Yesterday whilst ringing with Steve, we decided we’d give this morning a bit of a blitz in the hope of catching a few Redpoll, which in theory would be on the move. I went off to Clouds Hill whilst Steve stuck with the Swannery. My morning started off rather busily with the tit flock which had roosted at the site overnight. This was the first time this autumn I’ve connected with the flock so good to get rings on all those Long-tailed tits. Here they all are temporarily in their nice colourful bags ready for ringing.
The morning got rapidly quieter after that and there was a distinct lack of any Redpoll! Birds were moving up the fleet including several decent sized flocks of Starling. Meadow Pipit, Skylark, Goldfinch, Chaffinch, Linnet were all on the move but no Redpolls! A few scarcities also went through, both actually showing reasonably well rather than being small dots making noises. A Lapland Bunting came over nice and low plus a Twite went through. Both on their own which made seeing them a lot easier to see!

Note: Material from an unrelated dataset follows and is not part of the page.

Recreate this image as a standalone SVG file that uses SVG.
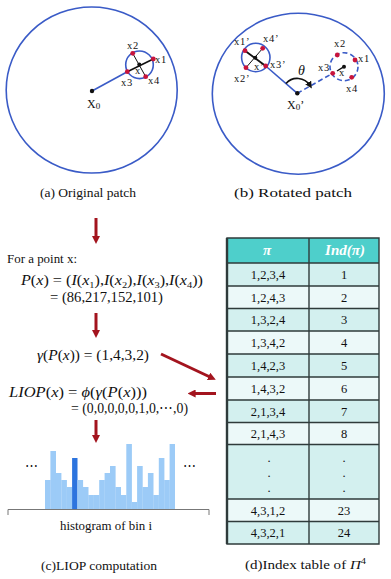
<svg xmlns="http://www.w3.org/2000/svg" width="391" height="579" viewBox="0 0 391 579">
<style>
.t{font-family:"Liberation Serif","Times New Roman",serif;fill:#111}
.lbl{font-size:10.5px;letter-spacing:0.8px}
.cap{font-size:13px}
.math{font-size:14px}
.i{font-style:italic}
.cell{font-size:12.5px;text-anchor:middle}
.hd{font-family:"Liberation Serif",serif;font-size:15px;font-weight:bold;font-style:italic;fill:#fff;text-anchor:middle}
.big{fill:none;stroke:#3a5bc7;stroke-width:1.6}
.bl{stroke:#3a5bc7;stroke-width:1.6;fill:none}
.dash{stroke:#3a5bc7;stroke-width:1.6;fill:none;stroke-dasharray:5,3}
.pt{fill:#c8143c}
.arr{stroke:#a3141e;stroke-width:3;fill:none;marker-end:url(#ah)}
.dk{fill:#d3f0ef}
.lt{fill:#ecf9f9}
.grid{stroke:#2f3b3b;stroke-width:1.4;fill:none}
.bar{fill:#9ccbf7}
</style>
<defs>
<marker id="ah" viewBox="0 0 10 10" refX="2" refY="5" markerWidth="8" markerHeight="8" markerUnits="userSpaceOnUse" orient="auto">
<path d="M0,0 L10,5 L0,10 z" fill="#a3141e"/>
</marker>
<marker id="th" viewBox="0 0 10 10" refX="5" refY="5" markerWidth="7" markerHeight="7" markerUnits="userSpaceOnUse" orient="auto">
<path d="M0,0 L10,5 L0,10 z" fill="#111"/>
</marker>
</defs>

<!-- (a) Original patch -->
<g id="patch-a">
<ellipse class="big" cx="91.7" cy="90" rx="85.5" ry="83"/>
<line class="bl" x1="92" y1="91" x2="127.3" y2="71.7"/>
<circle class="big" cx="139.5" cy="64.8" r="13.8"/>
<line x1="127.3" y1="71.7" x2="153.3" y2="59" stroke="#111" stroke-width="1.6"/>
<line x1="132.7" y1="53.3" x2="145.7" y2="76.7" stroke="#111" stroke-width="1"/>
<circle cx="92" cy="91" r="2.2" fill="#111"/>
<circle cx="139.3" cy="64.5" r="2" fill="#111"/>
<circle class="pt" cx="132.7" cy="53.3" r="2.4"/>
<circle class="pt" cx="153.3" cy="59" r="2.4"/>
<circle class="pt" cx="127.3" cy="71.7" r="2.4"/>
<circle class="pt" cx="145.7" cy="76.7" r="2.4"/>
<text class="t lbl" x="127" y="49">x2</text>
<text class="t lbl" x="155" y="63">x1</text>
<text class="t lbl" x="121" y="86">x3</text>
<text class="t lbl" x="148" y="84">x4</text>
<text class="t lbl" x="135" y="74">x</text>
<text class="t" x="87" y="108" font-size="12">X<tspan font-size="9" dy="1">0</tspan></text>
<text class="t cap" x="40" y="197" textLength="96" lengthAdjust="spacingAndGlyphs">(a) Original patch</text>
</g>

<!-- (b) Rotated patch -->
<g id="patch-b">
<ellipse class="big" cx="298.3" cy="93.7" rx="86" ry="80.5"/>
<line class="bl" x1="265.7" y1="66" x2="297.3" y2="93.3"/>
<line class="dash" x1="297.3" y1="93.3" x2="332.7" y2="73.3"/>
<circle class="big" cx="255.8" cy="57.5" r="14.2"/>
<line x1="245" y1="50.7" x2="265.7" y2="66" stroke="#111" stroke-width="1.8"/>
<line x1="262.7" y1="48.3" x2="246" y2="67.7" stroke="#111" stroke-width="1"/>
<circle class="dash" cx="344" cy="66.7" r="14"/>
<line x1="344" y1="66.7" x2="337" y2="71" stroke="#111" stroke-width="1.4"/>
<circle cx="297.3" cy="93.3" r="2.2" fill="#111"/>
<circle cx="255.3" cy="57.8" r="2" fill="#111"/>
<circle cx="344" cy="66.7" r="2" fill="#111"/>
<circle class="pt" cx="245" cy="50.7" r="2.4"/>
<circle class="pt" cx="262.7" cy="48.3" r="2.4"/>
<circle class="pt" cx="246" cy="67.7" r="2.4"/>
<circle class="pt" cx="265.7" cy="66" r="2.4"/>
<circle class="pt" cx="337.3" cy="55" r="2.4"/>
<circle class="pt" cx="355" cy="60" r="2.4"/>
<circle class="pt" cx="332.7" cy="73.3" r="2.4"/>
<circle class="pt" cx="351.7" cy="77.3" r="2.4"/>
<path d="M286,83.5 A15,15 0 0 1 310,85.5" fill="none" stroke="#111" stroke-width="1.6" marker-end="url(#th)"/>
<text class="t lbl" x="234" y="45">x1’</text>
<text class="t lbl" x="263" y="42">x4’</text>
<text class="t lbl" x="234" y="82">x2’</text>
<text class="t lbl" x="254" y="70">x’</text>
<text class="t lbl" x="270" y="68">x3’</text>
<text class="t lbl" x="334" y="47">x2</text>
<text class="t lbl" x="358" y="62">x1</text>
<text class="t lbl" x="318" y="71">x3</text>
<text class="t lbl" x="346" y="92">x4</text>
<text class="t lbl" x="339" y="76">x</text>
<text class="t i" x="298" y="75" font-size="14">θ</text>
<text class="t" x="287" y="109" font-size="12">X<tspan font-size="9" dy="1">0</tspan><tspan dy="-1">’</tspan></text>
<text class="t cap" x="234" y="197" textLength="118" lengthAdjust="spacingAndGlyphs">(b) Rotated patch</text>
</g>

<!-- (c) LIOP computation -->
<g id="liop">
<text class="t" x="7" y="263" font-size="13.5" textLength="70" lengthAdjust="spacingAndGlyphs">For a point x:</text>
<text class="t math" x="21" y="285" textLength="182" lengthAdjust="spacingAndGlyphs"><tspan class="i">P</tspan>(<tspan class="i">x</tspan>) = (<tspan class="i">I</tspan>(<tspan class="i">x</tspan><tspan font-size="9" dy="3">1</tspan><tspan dy="-3">),</tspan><tspan class="i">I</tspan>(<tspan class="i">x</tspan><tspan font-size="9" dy="3">2</tspan><tspan dy="-3">),</tspan><tspan class="i">I</tspan>(<tspan class="i">x</tspan><tspan font-size="9" dy="3">3</tspan><tspan dy="-3">),</tspan><tspan class="i">I</tspan>(<tspan class="i">x</tspan><tspan font-size="9" dy="3">4</tspan><tspan dy="-3">))</tspan></text>
<text class="t math" x="50" y="302" textLength="113" lengthAdjust="spacingAndGlyphs">= (86,217,152,101)</text>
<text class="t math" x="37" y="360" textLength="112" lengthAdjust="spacingAndGlyphs"><tspan class="i">γ</tspan>(<tspan class="i">P</tspan>(<tspan class="i">x</tspan>)) = (1,4,3,2)</text>
<text class="t math" x="9" y="397" textLength="138" lengthAdjust="spacingAndGlyphs"><tspan class="i">LIOP</tspan>(<tspan class="i">x</tspan>) = <tspan class="i">ϕ</tspan>(<tspan class="i">γ</tspan>(<tspan class="i">P</tspan>(<tspan class="i">x</tspan>)))</text>
<text class="t math" x="71" y="413" textLength="117" lengthAdjust="spacingAndGlyphs">= (0,0,0,0,0,1,0,⋯,0)</text>
</g>

<g id="histogram">
<rect class="bar" x="45" y="480" width="5.6" height="29"/>
<rect class="bar" x="50.4" y="451" width="5.6" height="58"/>
<rect class="bar" x="55.8" y="473" width="5.6" height="36"/>
<rect class="bar" x="61.3" y="480" width="5.6" height="29"/>
<rect class="bar" x="66.7" y="487" width="5.6" height="22"/>
<rect x="72.1" y="458" width="5.4" height="51" fill="#2d74de"/>
<rect class="bar" x="77.5" y="480" width="5.6" height="29"/>
<rect class="bar" x="82.9" y="487" width="5.6" height="22"/>
<rect class="bar" x="88.3" y="495" width="5.6" height="14"/>
<rect class="bar" x="93.8" y="495" width="5.6" height="14"/>
<rect class="bar" x="99.2" y="480" width="5.6" height="29"/>
<rect class="bar" x="104.6" y="473" width="5.6" height="36"/>
<rect class="bar" x="110" y="466" width="5.6" height="43"/>
<rect class="bar" x="115.4" y="487" width="5.6" height="22"/>
<rect class="bar" x="120.8" y="495" width="5.6" height="14"/>
<rect class="bar" x="126.3" y="444" width="5.6" height="65"/>
<rect class="bar" x="131.7" y="502" width="5.6" height="7"/>
<rect class="bar" x="137.1" y="466" width="5.6" height="43"/>
<rect class="bar" x="142.5" y="487" width="5.6" height="22"/>
<rect class="bar" x="147.9" y="473" width="5.6" height="36"/>
<rect class="bar" x="153.3" y="495" width="5.6" height="14"/>
<rect class="bar" x="158.8" y="458" width="5.6" height="51"/>
<rect class="bar" x="164.2" y="480" width="5.6" height="29"/>
<rect class="bar" x="169.6" y="444" width="5.4" height="65"/>
<path d="M8,515 V509.5 H209 V515" fill="none" stroke="#777" stroke-width="1"/>
<text class="t" x="31" y="470" font-size="13" text-anchor="middle">⋯</text>
<text class="t" x="189" y="470" font-size="13" text-anchor="middle">⋯</text>
<text class="t" x="60" y="530" font-size="13" textLength="92" lengthAdjust="spacingAndGlyphs">histogram of bin i</text>
<text class="t cap" x="41" y="570" textLength="116" lengthAdjust="spacingAndGlyphs">(c)LIOP computation</text>
</g>

<!-- (d) Index table -->
<g id="table">
<rect x="227" y="238" width="152" height="25" fill="#4ecfcb"/>
<rect class="dk" x="227" y="263" width="152" height="23"/>
<rect class="lt" x="227" y="286" width="152" height="22.5"/>
<rect class="dk" x="227" y="308.5" width="152" height="22.5"/>
<rect class="lt" x="227" y="331" width="152" height="23"/>
<rect class="dk" x="227" y="354" width="152" height="23"/>
<rect class="lt" x="227" y="377" width="152" height="23"/>
<rect class="dk" x="227" y="400" width="152" height="22.5"/>
<rect class="lt" x="227" y="422.5" width="152" height="22"/>
<rect class="dk" x="227" y="444.5" width="152" height="54.5"/>
<rect class="lt" x="227" y="499" width="152" height="22.5"/>
<rect class="dk" x="227" y="521.5" width="152" height="22.5"/>
<path class="grid" d="M227,238 H379 V544 H227 Z M309,238 V544 M227,263 H379 M227,286 H379 M227,308.5 H379 M227,331 H379 M227,354 H379 M227,377 H379 M227,400 H379 M227,422.5 H379 M227,444.5 H379 M227,499 H379 M227,521.5 H379"/>
<line x1="227" y1="238" x2="227" y2="544" stroke="#2f3b3b" stroke-width="2.4"/>
<text class="hd" x="267" y="255">π</text>
<text class="hd" x="345" y="255">Ind(π)</text>
<g class="t cell">
<text x="268" y="279">1,2,3,4</text><text x="344" y="279">1</text>
<text x="268" y="301.5">1,2,4,3</text><text x="344" y="301.5">2</text>
<text x="268" y="324">1,3,2,4</text><text x="344" y="324">3</text>
<text x="268" y="347">1,3,4,2</text><text x="344" y="347">4</text>
<text x="268" y="370">1,4,2,3</text><text x="344" y="370">5</text>
<text x="268" y="393">1,4,3,2</text><text x="344" y="393">6</text>
<text x="268" y="415.5">2,1,3,4</text><text x="344" y="415.5">7</text>
<text x="268" y="438">2,1,4,3</text><text x="344" y="438">8</text>
<text x="269" y="462">.</text><text x="344" y="462">.</text>
<text x="269" y="477">.</text><text x="344" y="477">.</text>
<text x="269" y="492">.</text><text x="344" y="492">.</text>
<text x="268" y="514.5">4,3,1,2</text><text x="344" y="514.5">23</text>
<text x="268" y="537">4,3,2,1</text><text x="344" y="537">24</text>
</g>
<text class="t cap" x="245" y="569" textLength="121" lengthAdjust="spacingAndGlyphs">(d)Index table of <tspan class="i">Π</tspan><tspan font-size="9" dy="-5">4</tspan></text>
</g>

<!-- connectors -->
<g id="connectors">
<line class="arr" x1="96" y1="218" x2="96" y2="237.6"/>
<line class="arr" x1="96" y1="313" x2="96" y2="331.6"/>
<line class="arr" x1="96" y1="420" x2="96" y2="436.6"/>
<line class="arr" x1="161" y1="354" x2="210" y2="377"/>
<line class="arr" x1="216" y1="393.5" x2="194" y2="393.5"/>
</g>
</svg>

Back in the nets a few Blackbirds added a little bit of interest. These two 1st winter males had completely different bill patterns!
Song Thrushes were also about in good numbers with a total of 13 counted leaving the scrub a little while after sunrise. Despite there being good numbers around only one went into a net.

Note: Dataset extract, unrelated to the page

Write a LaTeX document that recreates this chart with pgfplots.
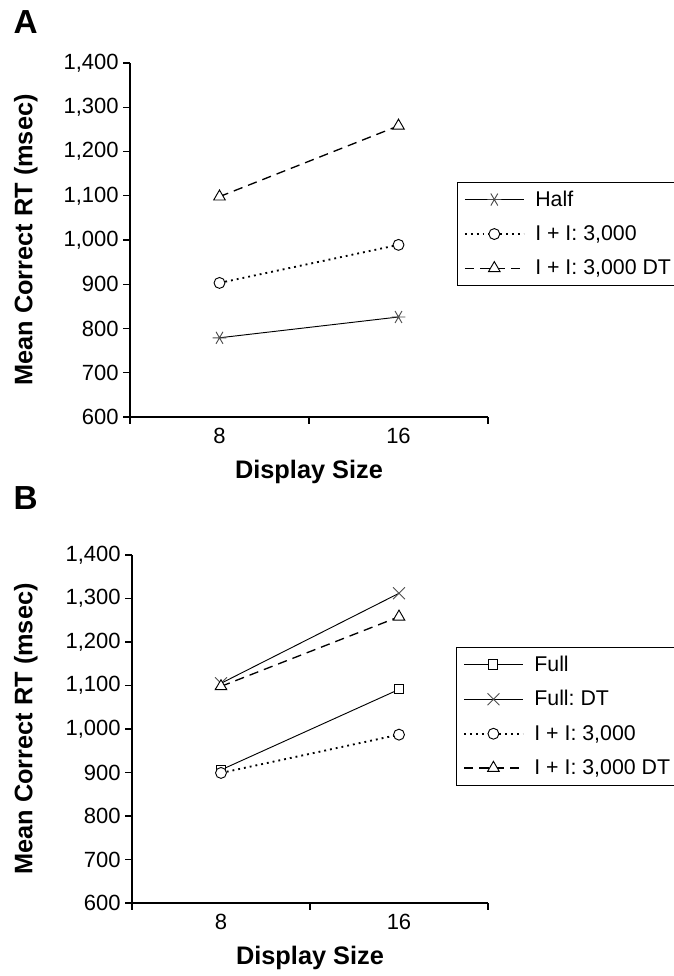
\documentclass[border=0pt]{standalone}
\usepackage{fontspec}
\setmainfont{Liberation Sans}
\usepackage{pgfplots}
\pgfplotsset{compat=1.18}

\newcommand{\lab}{\fontsize{16.5}{19}\selectfont}
\newcommand{\leg}{\fontsize{16}{19}\selectfont}
\newcommand{\axl}{\fontsize{19}{22}\selectfont\bfseries}

\pgfplotsset{
  rtpanel/.style={
    scale only axis,
    axis lines=left,
    axis line style={-, line width=0.8pt},
    xmin=0.5, xmax=2.5, ymin=600, ymax=1400,
    ytick={600,700,...,1400},
    xtick={0.5,1.5,2.5}, xticklabels={},
    extra x ticks={1,2}, extra x tick labels={8,16},
    extra x tick style={major tick length=0pt, xticklabel style={yshift=-5pt}},
    tick align=outside, major tick length=5pt,
    tick style={line width=0.8pt, black},
    ticklabel style={font=\lab},
    yticklabel style={/pgf/number format/.cd, 1000 sep={,}, assume math mode=true},
    xticklabel style={/pgf/number format/assume math mode=true},
    label style={font=\axl},
    xlabel={Display Size},
    ylabel={Mean Correct RT (msec)},
    legend cell align=left,
    legend style={draw=black, line width=0.8pt, font=\leg, anchor=north west,
      row sep=9pt, inner xsep=5pt, inner ysep=4.5pt,
      /tikz/every odd column/.append style={column sep=6pt}},
    legend image code/.code={\draw[mark repeat=2, mark phase=2, #1]
      plot coordinates {(0pt,0pt) (22pt,0pt) (44pt,0pt)};},
  },
  half/.style={black, line width=0.7pt, mark=asterisk, mark size=5.2pt, mark options={solid, rotate=90, gray!60!black}},
  full/.style={black, line width=0.7pt, mark=square*, mark size=3.4pt, mark options={solid, fill=white}},
  fulldt/.style={black, line width=0.7pt, mark=x, mark size=6.3pt, mark options={solid, gray!60!black}},
  ii/.style={black, line width=1.4pt, dash pattern=on 1.4pt off 3pt, mark=*, mark size=4.1pt, mark options={solid, fill=white, line width=0.7pt}},
  iidt/.style={black, line width=1pt, dash pattern=on 7pt off 4.5pt, mark=triangle*, mark size=5pt, mark options={solid, fill=white, line width=0.7pt}},
}

\begin{document}
\frenchspacing
\begin{tikzpicture}
\useasboundingbox (0,0) rectangle (505.5pt,732pt);

\node[anchor=north west, inner sep=0pt, font=\fontsize{25}{30}\selectfont\bfseries] at (10pt,724pt) {A};
\node[anchor=north west, inner sep=0pt, font=\fontsize{25}{30}\selectfont\bfseries] at (10pt,367pt) {B};

% panel A
\begin{axis}[rtpanel,
  at={(97.5pt,419.25pt)}, anchor=south west,
  width=268.5pt, height=265.5pt,
  ylabel style={at={(axis description cs:-0.257,0.5)}, anchor=south, inner sep=0pt},
  xlabel style={at={(axis description cs:0.5,-0.122)}, anchor=north, inner sep=0pt},
  legend style={at={(axis description cs:0.913,0.665)}},
]
  \addplot[half] coordinates {(1,779) (2,826)};
  \addlegendentry{Half}
  \addplot[ii] coordinates {(1,903) (2,989)};
  \addlegendentry{I + I: 3,000}
  \addplot[iidt] coordinates {(1,1098) (2,1258)};
  \addlegendentry{I + I: 3,000 DT}
\end{axis}

% panel B
\begin{axis}[rtpanel,
  at={(99pt,54.75pt)}, anchor=south west,
  width=267pt, height=261pt,
  ylabel style={at={(axis description cs:-0.264,0.5)}, anchor=south, inner sep=0pt},
  xlabel style={at={(axis description cs:0.5,-0.124)}, anchor=north, inner sep=0pt},
  legend style={at={(axis description cs:0.910,0.737)}},
]
  \addplot[full] coordinates {(1,906) (2,1091)};
  \addlegendentry{Full}
  \addplot[fulldt] coordinates {(1,1105) (2,1312)};
  \addlegendentry{Full: DT}
  \addplot[ii] coordinates {(1,899) (2,987)};
  \addlegendentry{I + I: 3,000}
  \addplot[iidt] coordinates {(1,1098) (2,1258)};
  \addlegendentry{I + I: 3,000 DT}
\end{axis}
\end{tikzpicture}
\end{document}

Perhaps the biggest surprise in the nets was this Reed Bunting.
I think this is the first I’ve caught at the site but certainly not the first I’ve seen!

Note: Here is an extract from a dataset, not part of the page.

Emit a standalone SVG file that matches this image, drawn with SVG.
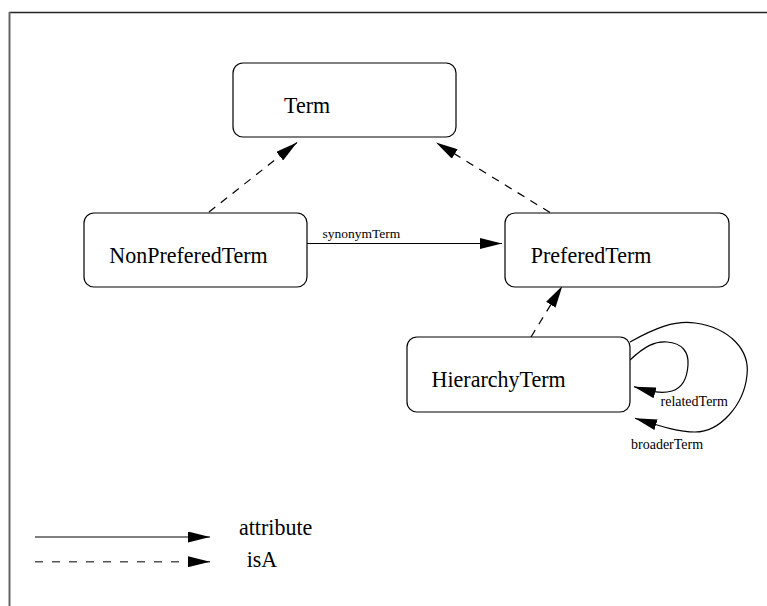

Steve down at the Swannery had a slightly more productive morning. I popped in to see how he was getting on mid morning and he had caught and ringed over 40 birds at that point. The feeders certainly helped! For some weird reason, Redpolls were moving over the Swannery but not Clouds Hill. To add insult to injury, Steve caught several. He must have been catching them before they made it too my site! However, something Steve didn't have was large flocks of Pintail flying down the fleet. Had the wrong lens on but this kind of sets the scene... superb birds!